É natural da Gafanha da Encarnação, em Ílhavo, mas está intimamente ligado a São Jacinto, essa terra que “vive desde sempre mantida ao largo por ria e mata”. Culpa do avô que fez a formação em carpintaria na então base aérea, hoje regimento de infantaria. Estudante de doutoramento em Física na Universidade de Aveiro, João Pedro Cardoso é também, há muito, um apaixonado pela fotografia. Foi com essa arte que centrou atenções em São Jacinto, num trabalho que está agora em exposição em Lisboa, no espaço Narrativa. Mais do que um conjunto de imagens fotográficas, “A ilha da morte lenta” é uma espécie de grito de alerta para o estado de abandono a que São Jacinto está votada.
Aos 30 anos, e prestes a concluir o doutoramento, João Pedro Cardoso ainda não sabe se o seu futuro profissional passará pela academia ou pela indústria. Aguarda por ver que oportunidades surgem, depois de concluir a sua tese. Preferia ficar a desenvolver investigação na área da academia, “a explorar e a descobrir coisas novas”, mas, por ora, ainda está tudo aberto.
A fotografia aparece como um passatempo. “Já faço fotografia há algum tempo. Colaborava, inclusive, com o GrETUA, aqui na universidade, a fazer fotografias de espetáculos e concertos”, conta. Mais recentemente, decidiu explorar um pouco mais essa arte que tanto lhe agrada. “Durante a pandemia fiz uma formação com o José Sarmento Matos, promovida pelo GrETUA, e depois fui fazer esta formação com o Mário Cruz, na Narrativa”, acrescenta.
Foi, precisamente, por causa desta última formação que João Pedro Cardoso assentou arraiais naquela freguesia do município de Aveiro.
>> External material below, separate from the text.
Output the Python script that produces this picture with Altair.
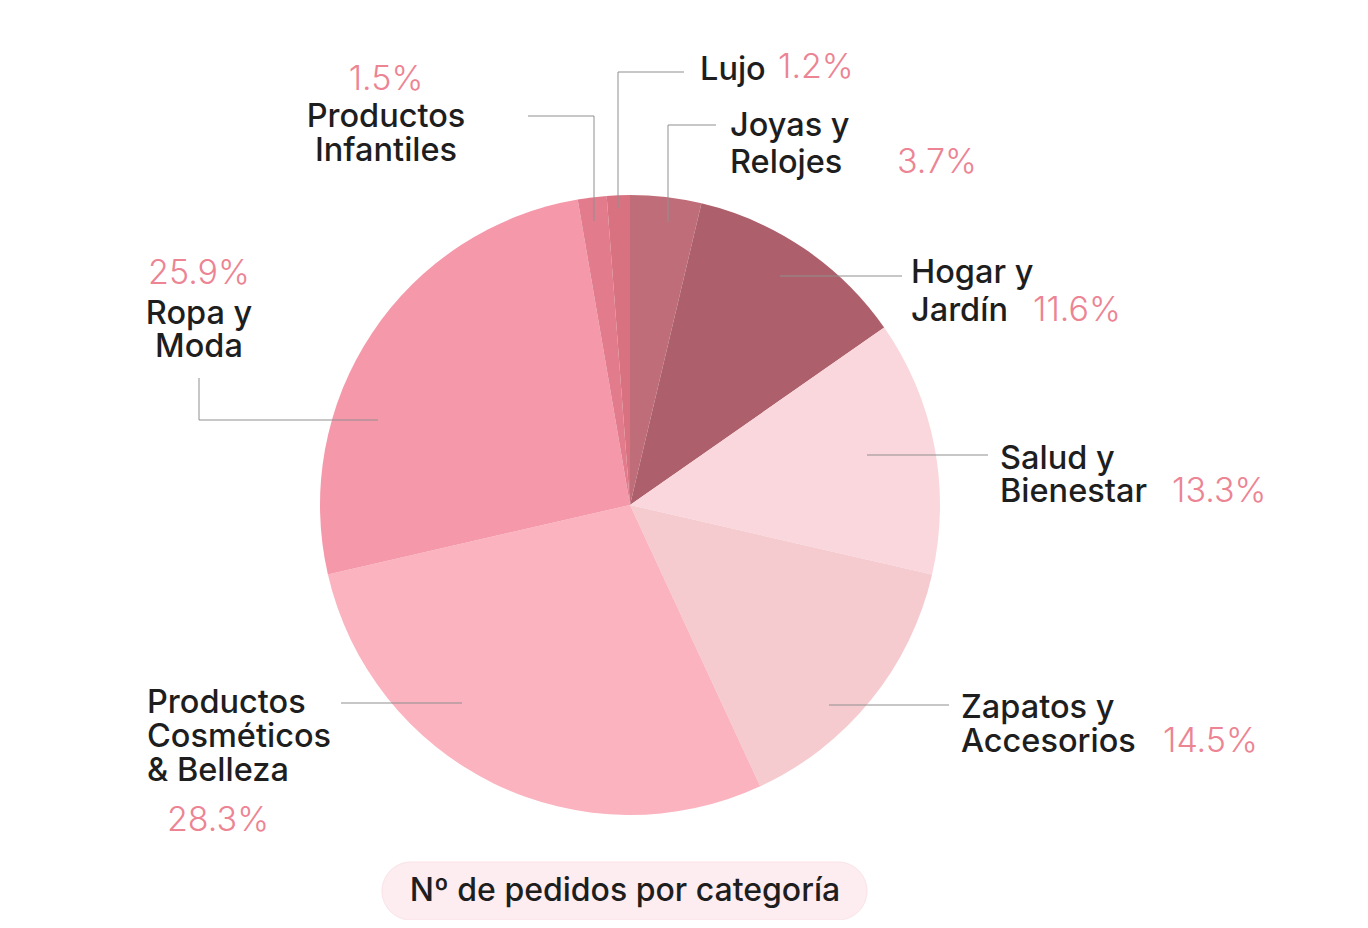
import altair as alt
import pandas as pd

# slice data, clockwise from 12 o'clock
categories = ["Joyas y Relojes", "Hogar y Jardín", "Salud y Bienestar",
              "Zapatos y Accesorios", "Productos Cosméticos & Belleza",
              "Ropa y Moda", "Productos Infantiles", "Lujo"]
shares = [3.7, 11.6, 13.3, 14.5, 28.3, 25.9, 1.5, 1.2]
colors = ["#bf6e79", "#ad606b", "#fad7dc", "#f5cbcf", "#fab3bf",
          "#f598aa", "#e27b8c", "#d97280"]

pct_labels = [f"{v}%" for v in shares]

OFF = 8  # page margin
CX, CY, R = 630 - OFF, 505 - OFF, 310

pie_df = pd.DataFrame({"cat": categories, "share": shares, "idx": range(len(categories))})

# label layout (page coords): lines of name text, and percentage position
name_lines = [
    ("Lujo", 700, 70, "left"),
    ("Joyas y", 730, 126, "left"), ("Relojes", 730, 163, "left"),
    ("Hogar y", 911, 273, "left"), ("Jardín", 911, 311, "left"),
    ("Salud y", 1000, 459, "left"), ("Bienestar", 1000, 492, "left"),
    ("Zapatos y", 961, 708, "left"), ("Accesorios", 961, 742, "left"),
    ("Productos", 147, 703, "left"), ("Cosméticos", 147, 737, "left"),
    ("& Belleza", 147, 771, "left"),
    ("Ropa y", 199, 314, "center"), ("Moda", 199, 347, "center"),
    ("Productos", 386, 117, "center"), ("Infantiles", 386, 151, "center"),
]
pct_pos = [(897, 163, "left"), (1033, 311, "left"), (1172, 492, "left"),
           (1163, 742, "left"), (218, 821, "center"), (199, 274, "center"),
           (386, 80, "center"), (778, 68, "left")]

leaders = [
    (618, 208, 618, 72), (618, 72, 684, 72),
    (594, 221, 594, 116), (528, 116, 594, 116),
    (668, 222, 668, 125), (668, 125, 716, 125),
    (780, 276, 902, 276),
    (867, 455, 988, 455),
    (829, 705, 949, 705),
    (341, 703, 462, 703),
    (199, 378, 199, 420), (199, 420, 378, 420),
]

pie = alt.Chart(pie_df).mark_arc(outerRadius=R, stroke=None).encode(
    theta=alt.Theta("share:Q", stack=True),
    color=alt.Color("cat:N", scale=alt.Scale(domain=categories, range=colors), legend=None),
    order=alt.Order("idx:Q"),
    x=alt.value(CX),
    y=alt.value(CY),
)

lead_df = pd.DataFrame(leaders, columns=["x", "y", "x2", "y2"]) - OFF
lead = alt.Chart(lead_df).mark_rule(color="#8f8f8f", strokeWidth=1).encode(
    x=alt.X("x:Q", scale=None), y=alt.Y("y:Q", scale=None),
    x2="x2:Q", y2="y2:Q",
)

names_df = pd.DataFrame(name_lines, columns=["t", "x", "y", "a"])
names_df["x"] -= OFF
names_df["y"] -= OFF


def text_layer(df, align, **kw):
    return alt.Chart(df[df["a"] == align]).mark_text(align=align, baseline="middle", **kw).encode(
        x=alt.X("x:Q", scale=None), y=alt.Y("y:Q", scale=None), text="t:N"
    )


name_kw = dict(font="Inter", fontSize=32.5, fontWeight=500, color="#1e1e1e")
names = text_layer(names_df, "left", **name_kw) + text_layer(names_df, "center", **name_kw)

pct_df = pd.DataFrame([(t, x - OFF, y - OFF, a) for t, (x, y, a) in zip(pct_labels, pct_pos)],
                      columns=["t", "x", "y", "a"])
pct_kw = dict(font="Inter", fontSize=34, fontWeight=300, color="#ec8493")
pcts = text_layer(pct_df, "left", **pct_kw) + text_layer(pct_df, "center", **pct_kw)

pill = alt.Chart(pd.DataFrame({"x": [382 - OFF], "x2": [867 - OFF], "y": [862 - OFF], "y2": [920 - OFF]})).mark_rect(
    fill="#fdedf0", cornerRadius=29, stroke="#fbe3e7", strokeWidth=1
).encode(x=alt.X("x:Q", scale=None), x2="x2:Q", y=alt.Y("y:Q", scale=None), y2="y2:Q")

title = alt.Chart(pd.DataFrame({"t": ["Nº de pedidos por categoría"], "x": [625 - OFF], "y": [891 - OFF]})).mark_text(
    font="Inter", fontSize=32, fontWeight=500, color="#1e1e1e", align="center", baseline="middle"
).encode(x=alt.X("x:Q", scale=None), y=alt.Y("y:Q", scale=None), text="t:N")

chart = alt.layer(pie, lead, names, pcts, pill, title).properties(
    width=1352, height=912, padding=0, autosize=alt.AutoSizeParams(type="none"), background="white"
).configure_view(stroke=None)

chart.save("out.html", embed_options={"renderer": "svg", "actions": False})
Comprou o passe mensal de transportes e, durante meses, andou a viajar com regularidade para São Jacinto, fotografando a “terra da Nossa Senhora das Areias”, localidade que “ficou estagnada, e as suas pessoas são as mesmas de sempre”, conforme é descrito na folha de sala da exposição patente em Lisboa (até 4 de junho).
Um grito de alerta
O que João Pedro Cardoso encontrou e retratou foi um “deserto de dia, e cada vez mais despovoado, rico em ruínas de um passado d’ouro, um lugar que vive menos findo o Verão”. Resquícios do que foi um “forte de construção naval” e que ainda é “casa de uma histórica base aérea”. Um território que “não chega a ser sequer de passagem, pois vive no fim de um braço de terra que pouco mais tem que o mesmo caminho de volta”, é ainda descrito na folha de sala.
Palavras e imagens que descrevem o que João Pedro Cardoso foi ouvindo nas muitas horas que por lá passou. A própria expressão usada como título do trabalho, “a ilha da morte lenta”, foi retirada das bocas do povo. Daquele que ainda habita São Jacinto. “As pessoas sentem essa estagnação, esse declínio, o contraste entre aquilo que foram os anos de ouro e o que é atualmente”, testemunha, em conversa com a Aveiro Mag. O seu trabalho, assim o espera, pretende ser um “grito de alerta”, uma espécie demaydaydessa “ilha” rodeada por mar e ria, instalada no fim de uma península.
Depois desta apresentação em Lisboa, João Pedro Cardoso gostava de apresentar esta exposição em Aveiro. Mais do que isso. Está a preparar um livro que ajude a contar a história e o presente de São Jacinto – procura, ainda, apoios para a exposição e para o livro.